Issue (i): Whether a revised return filed after the original return was found false could be accepted under the Income-tax law.
Analysis: The statutory right to revise a return was treated as available to a person who later discovers an omission or wrong statement in a bona fide return. It was held inapplicable where the original return was knowingly false and the falsity had been exposed by the Income-tax Officer. In that situation, the assessee could not use the revision provision to create an endless cycle of false and corrected returns. Once notice had been issued and the books produced were found unreliable, the computation provisions governing defective accounts became operative.
Conclusion: The revised return did not protect the assessee, and the Income-tax Officer was entitled to proceed on the basis of the defective and unreliable return.
Issue (ii): Whether, on the facts, the Income-tax Officer had evidence to treat the assessee's accounts as incomplete and unreliable and compute income accordingly.
Analysis: The books were scrutinised and were found to contain inconsistencies, missing entries, unsupported claims, and balances that did not tally. The assessee's prior tax record, the falsity of the original return, and the defects found on examination of the accounts supplied material on which the officer could conclude that the accounts were not dependable. On that footing, the officer was not acting without evidence in rejecting the accounts for computation purposes.
Conclusion: There was sufficient evidence for the finding that the accounts were incomplete and unreliable, and the computation based on that finding was upheld.
Issue (iii): Whether the method adopted for estimating income from the money-lending business was arbitrary or without legal justification.

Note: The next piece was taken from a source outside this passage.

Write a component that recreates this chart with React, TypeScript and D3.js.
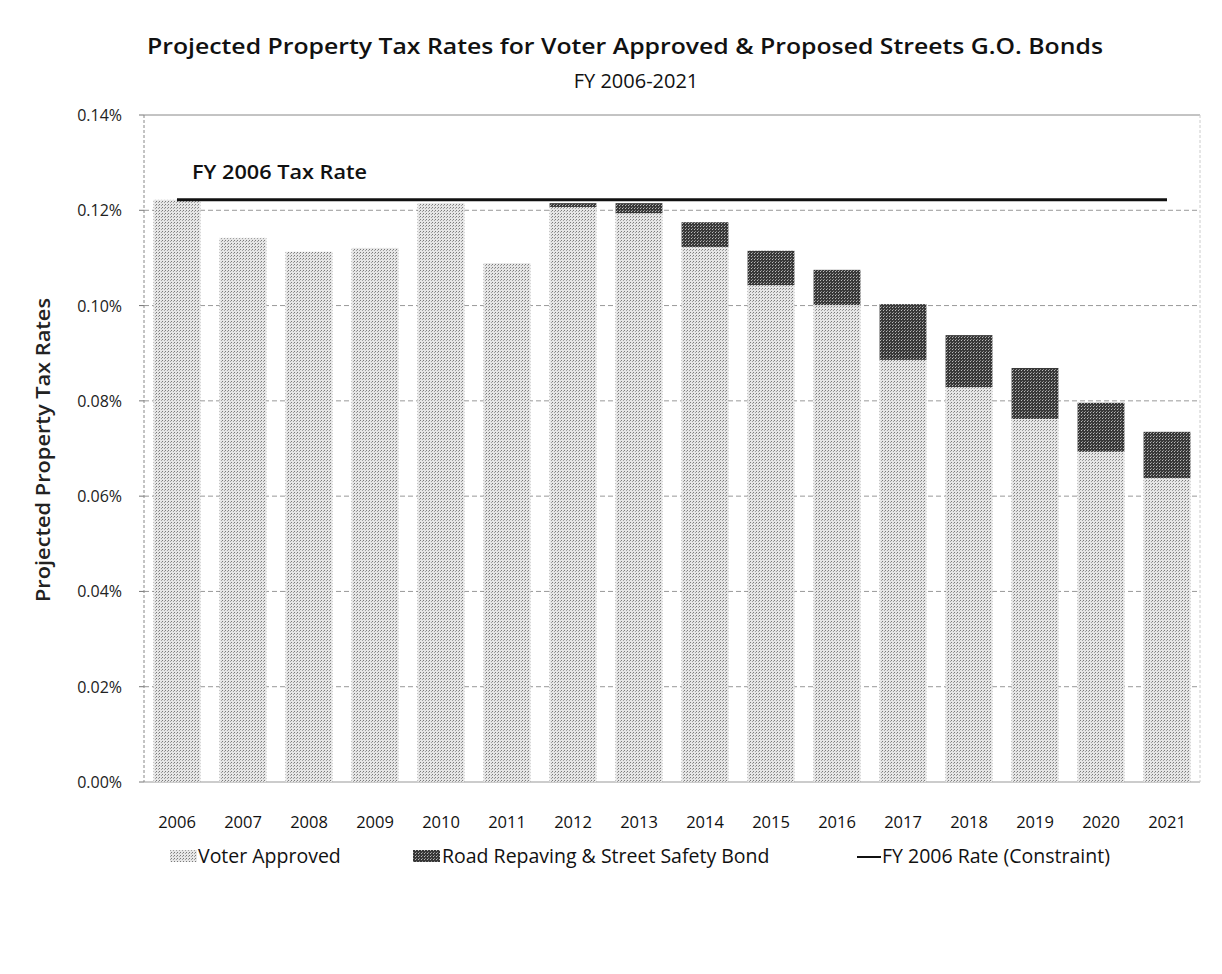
import React from "react";
import * as d3 from "d3";

const years = ["2006","2007","2008","2009","2010","2011","2012","2013","2014","2015","2016","2017","2018","2019","2020","2021"];
const voterApproved = [0.1222,0.1142,0.1113,0.1121,0.1215,0.1089,0.1207,0.1194,0.1123,0.1043,0.1001,0.0886,0.0829,0.0762,0.0693,0.0638];
const bondRates = [0,0,0,0,0,0,0.0008,0.0021,0.0052,0.0072,0.0074,0.0117,0.0109,0.0107,0.0103,0.0097];
const constraintRate = years.map(() => 0.1222);
const yTicks = [0,0.02,0.04,0.06,0.08,0.10,0.12,0.14];

const W = 1222, H = 974;
const m = { left: 144, right: 1200, top: 115, bottom: 782 };
const font = "'Open Sans', Lato, sans-serif";

export default function App() {
  const x = d3.scaleBand().domain(years).range([m.left, m.right]).paddingInner(0.29).paddingOuter(0.145);
  const y = d3.scaleLinear().domain([0, 0.14]).range([m.bottom, m.top]);
  const line = d3.line<number>().x((_, i) => (x(years[i]) as number) + x.bandwidth() / 2).y(d => y(d));
  return (
    <svg width={W} height={H - 20} style={{ display: "block", margin: "-8px" }} viewBox={`0 0 ${W} ${H - 20}`}>
      <defs>
        <pattern id="light" width="3" height="3" patternUnits="userSpaceOnUse">
          <rect width="3" height="3" fill="#e6e6e6" />
          <rect x="0" y="0" width="1" height="1" fill="#7a7a7a" />
          <rect x="2" y="1" width="1" height="1" fill="#a0a0a0" />
        </pattern>
        <pattern id="dark" width="3" height="3" patternUnits="userSpaceOnUse">
          <rect width="3" height="3" fill="#383838" />
          <rect x="1" y="1" width="1" height="1" fill="#bbb" />
          <rect x="2" y="0" width="1" height="1" fill="#888" />
        </pattern>
      </defs>
      <rect x="0" y="0" width={W} height={H} fill="#fff" />
      <line x1={3} x2={3} y1={5} y2={H} stroke="#555" strokeWidth={1.5} strokeDasharray="6,2" />
      <line x1={3} x2={W} y1={5} y2={5} stroke="#333" strokeWidth={2} />
      <text x={147} y={54} textLength={956} lengthAdjust="spacingAndGlyphs" fontFamily={font} fontWeight="600" fontSize={22} fill="#111">
        Projected Property Tax Rates for Voter Approved &amp; Proposed Streets G.O. Bonds
      </text>
      <text x={636} y={88} textAnchor="middle" fontFamily={font} fontSize={20} fill="#111">FY 2006-2021</text>
      {yTicks.map(t => (
        <g key={t}>
          <line x1={m.left} x2={m.right} y1={y(t)} y2={y(t)} stroke={t === 0.14 ? "#888" : "#999"} strokeWidth={1} strokeDasharray={t === 0 || t === 0.14 ? "none" : "5,3"} />
          <line x1={m.left - 5} x2={m.left} y1={y(t)} y2={y(t)} stroke="#777" />
          <text x={122} y={y(t) + 6} textAnchor="end" fontFamily={font} fontSize={16} fill="#222">{t.toFixed(2) + "%"}</text>
        </g>
      ))}
      <line x1={m.left} x2={m.left} y1={m.top} y2={m.bottom} stroke="#888" strokeDasharray="3,2" />
      <line x1={m.right} x2={m.right} y1={m.top} y2={m.bottom} stroke="#ccc" strokeDasharray="3,2" />
      {years.map((yr, i) => (
        <g key={yr}>
          <rect x={x(yr)} y={y(voterApproved[i])} width={x.bandwidth()} height={y(0) - y(voterApproved[i])} fill="url(#light)" />
          {bondRates[i] > 0 && (
            <rect x={x(yr)} y={y(voterApproved[i] + bondRates[i])} width={x.bandwidth()} height={y(voterApproved[i]) - y(voterApproved[i] + bondRates[i])} fill="url(#dark)" />
          )}
          <text x={(x(yr) as number) + x.bandwidth() / 2} y={828} textAnchor="middle" fontFamily={font} fontSize={16.5} fill="#111">{yr}</text>
        </g>
      ))}
      <path d={line(constraintRate) as string} fill="none" stroke="#111" strokeWidth={3} />
      <text x={192} y={179} textLength={175} lengthAdjust="spacingAndGlyphs" fontFamily={font} fontWeight="600" fontSize={20} fill="#111">FY 2006 Tax Rate</text>
      <text transform={`translate(50,${450}) rotate(-90)`} textAnchor="middle" textLength={304} lengthAdjust="spacingAndGlyphs" fontFamily={font} fontWeight="600" fontSize={20} fill="#222">Projected Property Tax Rates</text>
      <g fontFamily={font} fontSize={19.5} fill="#111">
        <rect x={170} y={850} width={27} height={12} fill="url(#light)" />
        <text x={198} y={863}>Voter Approved</text>
        <rect x={413} y={850} width={27} height={12} fill="url(#dark)" />
        <text x={442} y={863}>Road Repaving &amp; Street Safety Bond</text>
        <line x1={857} x2={881} y1={857} y2={857} stroke="#111" strokeWidth={2} />
        <text x={882} y={863}>FY 2006 Rate (Constraint)</text>
      </g>
    </svg>
  );
}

Analysis: The officer's approach was to identify the business as money-lending, treat the working capital as employed in lending, apply an average rate of interest, and derive income on that basis. The Court held that this was not mere guesswork or caprice but a permissible exercise of statutory judgment under the computation provisions when the books were unreliable. The subsequent reduction of interest legislation did not compel a different conclusion, because the statute entrusted the computation to the Income-tax Officer and the Court would not substitute its own view for his on the quantum chosen.
Conclusion: The estimation method was legally justified and not arbitrary.
Final Conclusion: The reference was answered in the Revenue's favour, and the applications were dismissed with costs.
Ratio Decidendi: A knowingly false return supported by unreliable books cannot be cured by a revised return, and where accounts are found unreliable the Income-tax Officer may compute income on a reasonable estimate based on the materials before him.